━━ Listed entries

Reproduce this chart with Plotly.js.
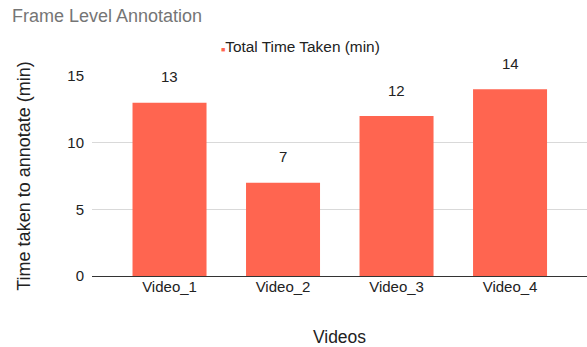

━━━━
━━ Listed entries

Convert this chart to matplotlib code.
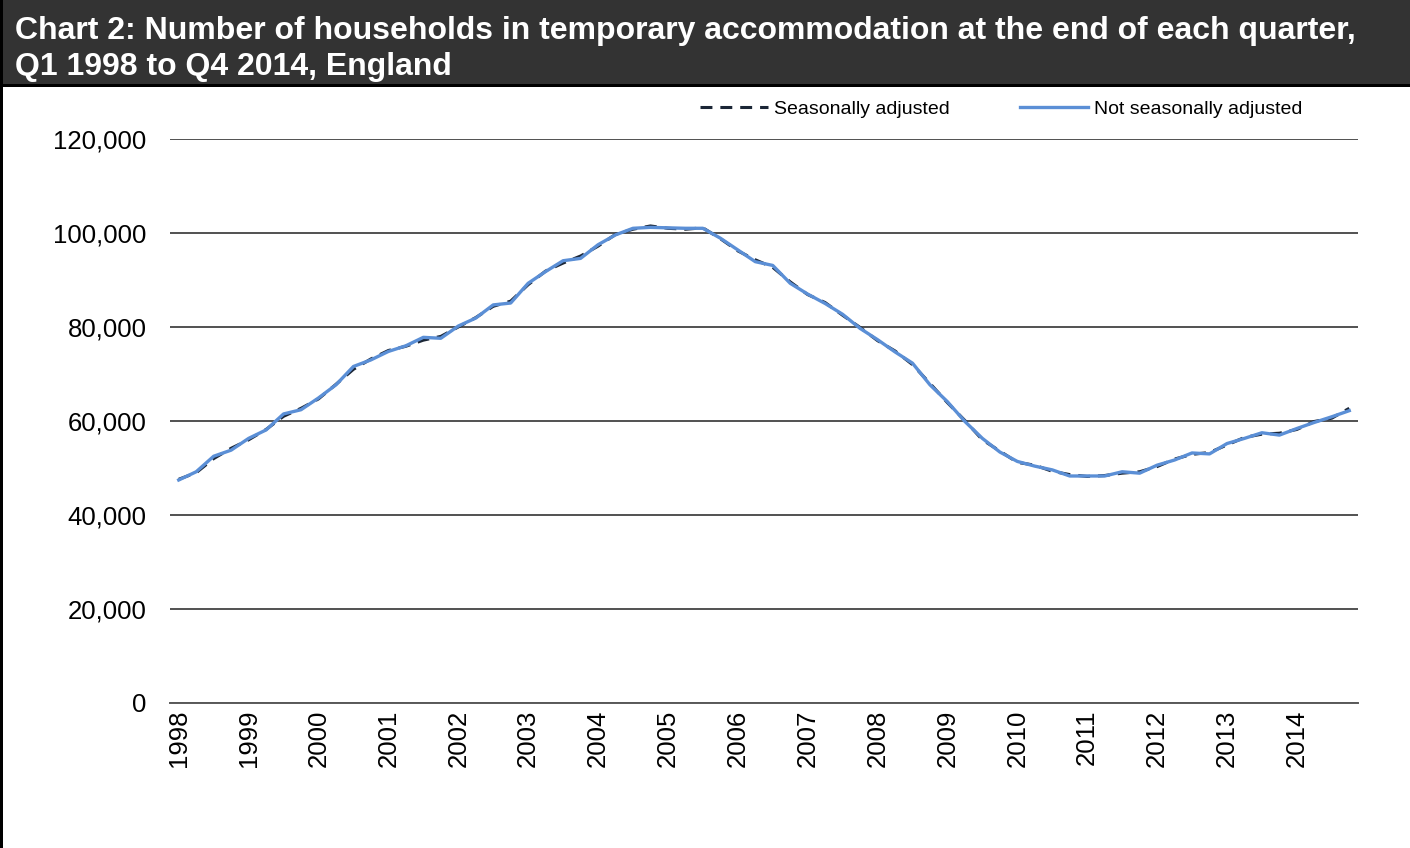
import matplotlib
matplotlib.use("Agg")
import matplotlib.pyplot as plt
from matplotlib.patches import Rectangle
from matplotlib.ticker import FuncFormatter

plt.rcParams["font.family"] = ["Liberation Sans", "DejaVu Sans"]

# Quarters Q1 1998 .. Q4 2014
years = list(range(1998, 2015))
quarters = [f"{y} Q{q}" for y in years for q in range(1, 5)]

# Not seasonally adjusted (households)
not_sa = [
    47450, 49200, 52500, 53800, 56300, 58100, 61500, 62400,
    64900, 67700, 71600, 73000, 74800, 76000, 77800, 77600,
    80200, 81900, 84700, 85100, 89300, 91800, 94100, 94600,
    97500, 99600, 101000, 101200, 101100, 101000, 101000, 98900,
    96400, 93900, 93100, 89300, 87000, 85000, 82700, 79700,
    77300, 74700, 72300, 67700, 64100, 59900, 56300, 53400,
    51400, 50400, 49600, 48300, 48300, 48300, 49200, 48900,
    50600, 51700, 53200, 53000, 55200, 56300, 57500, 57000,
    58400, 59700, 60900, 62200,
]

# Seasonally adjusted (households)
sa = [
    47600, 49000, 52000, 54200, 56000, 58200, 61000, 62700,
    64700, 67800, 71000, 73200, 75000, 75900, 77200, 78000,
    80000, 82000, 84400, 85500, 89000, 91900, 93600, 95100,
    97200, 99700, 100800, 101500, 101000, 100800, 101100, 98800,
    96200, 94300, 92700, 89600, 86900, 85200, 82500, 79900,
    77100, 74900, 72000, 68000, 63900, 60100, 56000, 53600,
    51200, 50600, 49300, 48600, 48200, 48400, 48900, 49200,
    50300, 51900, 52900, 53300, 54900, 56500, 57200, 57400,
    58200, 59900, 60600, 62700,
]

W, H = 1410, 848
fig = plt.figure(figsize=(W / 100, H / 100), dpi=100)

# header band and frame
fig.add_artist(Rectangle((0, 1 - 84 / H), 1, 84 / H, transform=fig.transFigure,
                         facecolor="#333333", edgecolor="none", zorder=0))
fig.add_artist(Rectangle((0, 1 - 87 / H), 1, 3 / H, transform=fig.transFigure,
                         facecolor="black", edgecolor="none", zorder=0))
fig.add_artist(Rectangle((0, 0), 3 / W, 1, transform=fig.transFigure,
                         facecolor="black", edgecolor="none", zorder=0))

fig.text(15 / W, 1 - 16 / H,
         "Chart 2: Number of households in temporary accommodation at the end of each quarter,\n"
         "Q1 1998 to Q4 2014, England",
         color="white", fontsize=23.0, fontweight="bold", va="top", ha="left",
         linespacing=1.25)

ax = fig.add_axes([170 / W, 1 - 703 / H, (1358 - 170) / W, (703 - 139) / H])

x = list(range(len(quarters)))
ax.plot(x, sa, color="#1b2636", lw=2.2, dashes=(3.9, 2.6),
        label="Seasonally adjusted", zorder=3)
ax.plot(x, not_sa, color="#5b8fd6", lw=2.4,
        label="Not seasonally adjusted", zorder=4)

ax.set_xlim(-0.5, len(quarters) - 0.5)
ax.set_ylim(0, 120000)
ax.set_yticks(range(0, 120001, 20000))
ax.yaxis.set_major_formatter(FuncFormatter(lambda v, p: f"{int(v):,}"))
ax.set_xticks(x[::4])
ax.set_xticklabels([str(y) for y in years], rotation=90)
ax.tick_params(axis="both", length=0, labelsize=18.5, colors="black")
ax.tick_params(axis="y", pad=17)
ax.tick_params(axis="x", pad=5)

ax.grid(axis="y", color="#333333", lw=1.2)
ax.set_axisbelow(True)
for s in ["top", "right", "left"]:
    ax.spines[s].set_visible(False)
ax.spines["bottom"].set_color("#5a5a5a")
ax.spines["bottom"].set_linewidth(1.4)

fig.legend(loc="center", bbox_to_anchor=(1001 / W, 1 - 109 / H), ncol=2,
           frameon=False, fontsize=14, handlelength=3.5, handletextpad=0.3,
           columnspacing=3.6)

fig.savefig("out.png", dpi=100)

━━━━

■ **Instructions for the task**:
Write out, exactly and with nothing added, everything from the line with "Convert this chart to matplotlib code." down to the line with "fig = plt.figure(figsize=(W", both included. Drop any pictures.

■ **Answer to the exercise**:
Convert this chart to matplotlib code.
import matplotlib
matplotlib.use("Agg")
import matplotlib.pyplot as plt
from matplotlib.patches import Rectangle
from matplotlib.ticker import FuncFormatter

plt.rcParams["font.family"] = ["Liberation Sans", "DejaVu Sans"]

# Quarters Q1 1998 .. Q4 2014
years = list(range(1998, 2015))
quarters = [f"{y} Q{q}" for y in years for q in range(1, 5)]

# Not seasonally adjusted (households)
not_sa = [
    47450, 49200, 52500, 53800, 56300, 58100, 61500, 62400,
    64900, 67700, 71600, 73000, 74800, 76000, 77800, 77600,
    80200, 81900, 84700, 85100, 89300, 91800, 94100, 94600,
    97500, 99600, 101000, 101200, 101100, 101000, 101000, 98900,
    96400, 93900, 93100, 89300, 87000, 85000, 82700, 79700,
    77300, 74700, 72300, 67700, 64100, 59900, 56300, 53400,
    51400, 50400, 49600, 48300, 48300, 48300, 49200, 48900,
    50600, 51700, 53200, 53000, 55200, 56300, 57500, 57000,
    58400, 59700, 60900, 62200,
]

# Seasonally adjusted (households)
sa = [
    47600, 49000, 52000, 54200, 56000, 58200, 61000, 62700,
    64700, 67800, 71000, 73200, 75000, 75900, 77200, 78000,
    80000, 82000, 84400, 85500, 89000, 91900, 93600, 95100,
    97200, 99700, 100800, 101500, 101000, 100800, 101100, 98800,
    96200, 94300, 92700, 89600, 86900, 85200, 82500, 79900,
    77100, 74900, 72000, 68000, 63900, 60100, 56000, 53600,
    51200, 50600, 49300, 48600, 48200, 48400, 48900, 49200,
    50300, 51900, 52900, 53300, 54900, 56500, 57200, 57400,
    58200, 59900, 60600, 62700,
]

W, H = 1410, 848
fig = plt.figure(figsize=(W / 100, H / 100), dpi=100)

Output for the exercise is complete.